Nihil Nove

27 octobre 2005

Retrait de la nomination d'Harriet Miers

La nomination d'Harriet Miers à l'autre siège de la Cour suprême que George Bush, le président des Etats-Unis, a l'opportunité de remplir, fut retirée. Mme Miers cita pour prétexte un conflit à propos de documents secrets rédigés par Mme Miers que le Sénat, qui aurait dû se prononcer sur sa nomination, avait demandés.

En réalité, la nomination de Mme Miers n'était jamais passé auprès du camp conservateur de M. Bush, à un moment difficile de son mandat où il a besoin de leur appui. Celui-ci avait tenté de reproduire avec Mme Miers ce que j'ai appelé la stratégie « ninja », qui lui avait permis de mettre John Roberts à la tête du pouvoir judiciaire américain, et qui consiste en la nomination d'un candidat qui ne s'est jamais prononcé sur aucun domaine du droit constitutionnel, et donc n'oppose aucune prise à ceux qui voudraient pouvoir dénoncer la nomination d'un juge conservateur.

Toutefois, si le charme consummé de M. Roberts, qui médusa autant ses adversaires que ses soutiens, et surtout ses exceptionnelles qualifications de grand juriste constitutionnel lui avaient permis de passer « haut la main » son examen devant le Sénat, Mme Miers, avocat personnel de M. Bush, avait déclenché, en même temps que les accusations de copinage qui fusent de la gauche à chaque fois que la droite veut nommer quelqu'un quelque part, un tollé sur l'aile droite de M. Bush, qui voyait dans cette nomination une preuve de lâcheté et un camouflet.

En effet, depuis les années 1960 où la Cour suprême fut le fer de lance des réformes progressistes de la société américaine, les conservateurs ont été obsédés par cette institution, qu'ils voient comme un corps de philosophes-rois inamovibles qui ont bafoué leurs valeurs fondamentales de leur pays sans justification constitutionnelle valable.

Pendant des décennies les grands penseurs de l'« originalisme » constitutionnel, qui est au droit américain ce que le néo-conservatisme est à leur politique étrangère, et leurs soutiens de la puissante droite chrétienne américaine, ont attendu avec le couteau dans les dents qu'un président comme M. Bush ait la possibilité de changer l'orientation de la Cour.

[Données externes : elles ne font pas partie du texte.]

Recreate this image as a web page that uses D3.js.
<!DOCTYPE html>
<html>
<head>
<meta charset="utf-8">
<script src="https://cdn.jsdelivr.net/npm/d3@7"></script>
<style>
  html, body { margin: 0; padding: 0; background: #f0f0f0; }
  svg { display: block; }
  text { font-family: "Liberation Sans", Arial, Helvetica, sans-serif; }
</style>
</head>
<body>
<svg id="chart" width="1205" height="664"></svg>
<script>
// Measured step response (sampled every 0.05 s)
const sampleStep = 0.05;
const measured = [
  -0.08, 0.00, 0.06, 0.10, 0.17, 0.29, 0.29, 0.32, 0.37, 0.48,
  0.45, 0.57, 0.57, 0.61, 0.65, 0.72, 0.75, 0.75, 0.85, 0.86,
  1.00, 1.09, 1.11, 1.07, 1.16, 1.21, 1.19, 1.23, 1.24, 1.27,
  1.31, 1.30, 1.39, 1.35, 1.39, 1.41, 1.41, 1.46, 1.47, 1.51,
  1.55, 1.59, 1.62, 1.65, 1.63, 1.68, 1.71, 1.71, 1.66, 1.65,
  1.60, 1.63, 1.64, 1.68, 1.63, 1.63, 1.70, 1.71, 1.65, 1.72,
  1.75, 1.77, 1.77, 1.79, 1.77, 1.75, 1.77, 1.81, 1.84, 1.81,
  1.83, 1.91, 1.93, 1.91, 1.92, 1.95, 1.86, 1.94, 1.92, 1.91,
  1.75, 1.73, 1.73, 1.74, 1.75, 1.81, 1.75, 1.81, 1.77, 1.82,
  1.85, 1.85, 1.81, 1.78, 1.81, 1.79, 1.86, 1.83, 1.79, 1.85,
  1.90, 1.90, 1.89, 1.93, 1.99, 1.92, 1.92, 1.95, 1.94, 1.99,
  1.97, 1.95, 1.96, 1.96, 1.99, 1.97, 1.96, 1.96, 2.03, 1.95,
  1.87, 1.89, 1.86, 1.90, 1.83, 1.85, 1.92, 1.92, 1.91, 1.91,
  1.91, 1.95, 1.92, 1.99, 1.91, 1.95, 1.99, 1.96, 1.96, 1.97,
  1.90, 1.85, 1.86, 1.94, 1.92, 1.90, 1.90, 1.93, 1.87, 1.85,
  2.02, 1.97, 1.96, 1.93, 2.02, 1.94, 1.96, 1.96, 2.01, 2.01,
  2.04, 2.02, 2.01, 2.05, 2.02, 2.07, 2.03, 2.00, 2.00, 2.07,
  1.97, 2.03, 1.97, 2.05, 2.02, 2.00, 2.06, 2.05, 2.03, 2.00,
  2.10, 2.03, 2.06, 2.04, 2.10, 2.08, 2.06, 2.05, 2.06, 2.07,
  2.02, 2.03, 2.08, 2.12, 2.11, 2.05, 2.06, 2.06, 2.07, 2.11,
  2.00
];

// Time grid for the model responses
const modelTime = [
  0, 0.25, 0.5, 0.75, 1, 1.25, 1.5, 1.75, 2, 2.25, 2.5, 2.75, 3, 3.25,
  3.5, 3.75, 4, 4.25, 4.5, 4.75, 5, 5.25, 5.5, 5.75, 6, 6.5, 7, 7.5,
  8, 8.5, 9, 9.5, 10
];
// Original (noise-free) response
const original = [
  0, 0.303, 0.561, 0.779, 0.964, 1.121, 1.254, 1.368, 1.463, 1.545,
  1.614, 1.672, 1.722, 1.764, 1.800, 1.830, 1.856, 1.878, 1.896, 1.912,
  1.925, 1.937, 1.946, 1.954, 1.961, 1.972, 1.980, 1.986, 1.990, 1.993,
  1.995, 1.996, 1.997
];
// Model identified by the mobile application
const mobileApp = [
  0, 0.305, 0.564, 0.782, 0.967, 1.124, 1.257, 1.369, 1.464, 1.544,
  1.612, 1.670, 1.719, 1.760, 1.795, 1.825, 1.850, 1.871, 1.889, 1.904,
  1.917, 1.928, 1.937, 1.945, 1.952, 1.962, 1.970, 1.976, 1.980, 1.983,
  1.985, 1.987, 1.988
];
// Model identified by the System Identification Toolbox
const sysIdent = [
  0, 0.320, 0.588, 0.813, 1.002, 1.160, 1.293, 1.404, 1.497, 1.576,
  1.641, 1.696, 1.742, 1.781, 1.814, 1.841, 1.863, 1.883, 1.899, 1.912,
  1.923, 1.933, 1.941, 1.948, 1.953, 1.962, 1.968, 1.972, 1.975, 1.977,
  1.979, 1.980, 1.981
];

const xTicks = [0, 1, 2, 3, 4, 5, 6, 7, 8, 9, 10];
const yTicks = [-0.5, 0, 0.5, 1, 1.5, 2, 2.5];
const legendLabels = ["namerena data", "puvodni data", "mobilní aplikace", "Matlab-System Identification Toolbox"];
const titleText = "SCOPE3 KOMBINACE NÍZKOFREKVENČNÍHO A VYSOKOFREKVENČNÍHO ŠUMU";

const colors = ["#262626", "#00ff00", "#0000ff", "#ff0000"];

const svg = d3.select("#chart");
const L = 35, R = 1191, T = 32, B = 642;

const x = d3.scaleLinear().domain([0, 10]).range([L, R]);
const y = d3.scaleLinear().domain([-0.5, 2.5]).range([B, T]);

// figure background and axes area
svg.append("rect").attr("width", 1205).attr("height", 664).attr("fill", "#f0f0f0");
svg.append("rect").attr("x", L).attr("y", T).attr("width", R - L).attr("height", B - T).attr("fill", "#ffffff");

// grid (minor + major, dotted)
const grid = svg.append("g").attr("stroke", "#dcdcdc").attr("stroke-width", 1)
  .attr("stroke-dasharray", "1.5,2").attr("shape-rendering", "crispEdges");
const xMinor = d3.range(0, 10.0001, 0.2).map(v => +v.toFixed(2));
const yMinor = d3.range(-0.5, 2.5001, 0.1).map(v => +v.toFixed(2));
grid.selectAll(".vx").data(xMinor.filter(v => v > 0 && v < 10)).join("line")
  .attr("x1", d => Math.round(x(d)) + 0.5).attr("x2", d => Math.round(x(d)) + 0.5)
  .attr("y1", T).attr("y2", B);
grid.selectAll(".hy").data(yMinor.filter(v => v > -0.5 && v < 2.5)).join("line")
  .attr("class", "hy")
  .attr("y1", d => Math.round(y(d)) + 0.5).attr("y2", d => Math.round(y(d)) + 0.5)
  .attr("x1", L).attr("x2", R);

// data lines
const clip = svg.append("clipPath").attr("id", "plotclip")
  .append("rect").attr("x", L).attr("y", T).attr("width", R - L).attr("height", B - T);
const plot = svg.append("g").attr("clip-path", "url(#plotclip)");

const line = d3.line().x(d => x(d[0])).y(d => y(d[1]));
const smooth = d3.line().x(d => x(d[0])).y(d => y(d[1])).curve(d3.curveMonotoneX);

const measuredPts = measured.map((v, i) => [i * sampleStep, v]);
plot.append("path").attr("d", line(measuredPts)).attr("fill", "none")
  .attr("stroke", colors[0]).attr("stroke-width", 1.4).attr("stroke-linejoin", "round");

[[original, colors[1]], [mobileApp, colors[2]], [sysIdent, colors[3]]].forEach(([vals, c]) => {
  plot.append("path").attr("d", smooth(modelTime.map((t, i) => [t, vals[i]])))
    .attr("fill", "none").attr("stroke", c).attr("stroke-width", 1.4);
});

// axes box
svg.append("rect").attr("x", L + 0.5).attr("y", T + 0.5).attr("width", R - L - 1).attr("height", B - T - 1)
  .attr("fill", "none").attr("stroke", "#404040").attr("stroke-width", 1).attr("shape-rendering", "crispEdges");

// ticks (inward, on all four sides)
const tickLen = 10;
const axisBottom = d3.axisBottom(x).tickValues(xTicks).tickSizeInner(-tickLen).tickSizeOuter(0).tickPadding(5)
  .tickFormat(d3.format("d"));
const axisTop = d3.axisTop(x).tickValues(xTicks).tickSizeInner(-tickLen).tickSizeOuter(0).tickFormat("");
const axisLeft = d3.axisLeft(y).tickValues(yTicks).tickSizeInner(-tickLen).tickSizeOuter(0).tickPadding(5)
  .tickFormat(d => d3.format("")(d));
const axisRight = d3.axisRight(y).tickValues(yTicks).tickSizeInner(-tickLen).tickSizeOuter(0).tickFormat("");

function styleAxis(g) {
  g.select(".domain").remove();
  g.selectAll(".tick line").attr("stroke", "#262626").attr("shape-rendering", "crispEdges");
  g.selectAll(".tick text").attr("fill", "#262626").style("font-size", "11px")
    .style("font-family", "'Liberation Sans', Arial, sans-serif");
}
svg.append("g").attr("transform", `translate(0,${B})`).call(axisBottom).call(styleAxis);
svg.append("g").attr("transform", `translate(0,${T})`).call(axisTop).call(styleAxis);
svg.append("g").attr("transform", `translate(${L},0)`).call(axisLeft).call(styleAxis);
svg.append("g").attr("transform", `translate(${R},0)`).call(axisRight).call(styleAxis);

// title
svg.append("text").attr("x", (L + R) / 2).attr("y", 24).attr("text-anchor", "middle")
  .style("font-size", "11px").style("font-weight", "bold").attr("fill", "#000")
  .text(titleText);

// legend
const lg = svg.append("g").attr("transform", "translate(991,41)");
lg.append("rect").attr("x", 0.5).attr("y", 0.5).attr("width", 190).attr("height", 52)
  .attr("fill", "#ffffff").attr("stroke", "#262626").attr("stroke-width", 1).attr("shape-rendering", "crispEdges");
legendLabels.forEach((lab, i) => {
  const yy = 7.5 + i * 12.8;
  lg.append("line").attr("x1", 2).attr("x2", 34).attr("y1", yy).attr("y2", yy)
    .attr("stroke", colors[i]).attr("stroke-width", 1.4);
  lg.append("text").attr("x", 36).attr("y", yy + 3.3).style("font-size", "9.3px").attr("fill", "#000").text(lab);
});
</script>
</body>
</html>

Lorsque M. Bush essaya d'escamoter cette grande bataille pour l'orientation idéologique de l'Amérique qu'ils attendaient depuis une génération pour des motifs de politique politicienne, ils se sentirent trahis. Les membres influents de la majorité républicaine au Sénat, qui ont l'oreille près du sol à la veille d'une campagne qui s'annonce très juteuse pour la nomination républicaine en 2008, se sont donc fait les relais de cette colère et, au milieu d'une tempête d'attaques contre la Maison blanche, M. Bush jugea donc bon d'arrêter les frais et d'y remettre Mme Miers, au frais.

Les mêmes spéculations que les deux fois précédentes au sujet des candidats potentiels recommencent... Qu'il nomme un ultra-conservateur, qu'on rigole!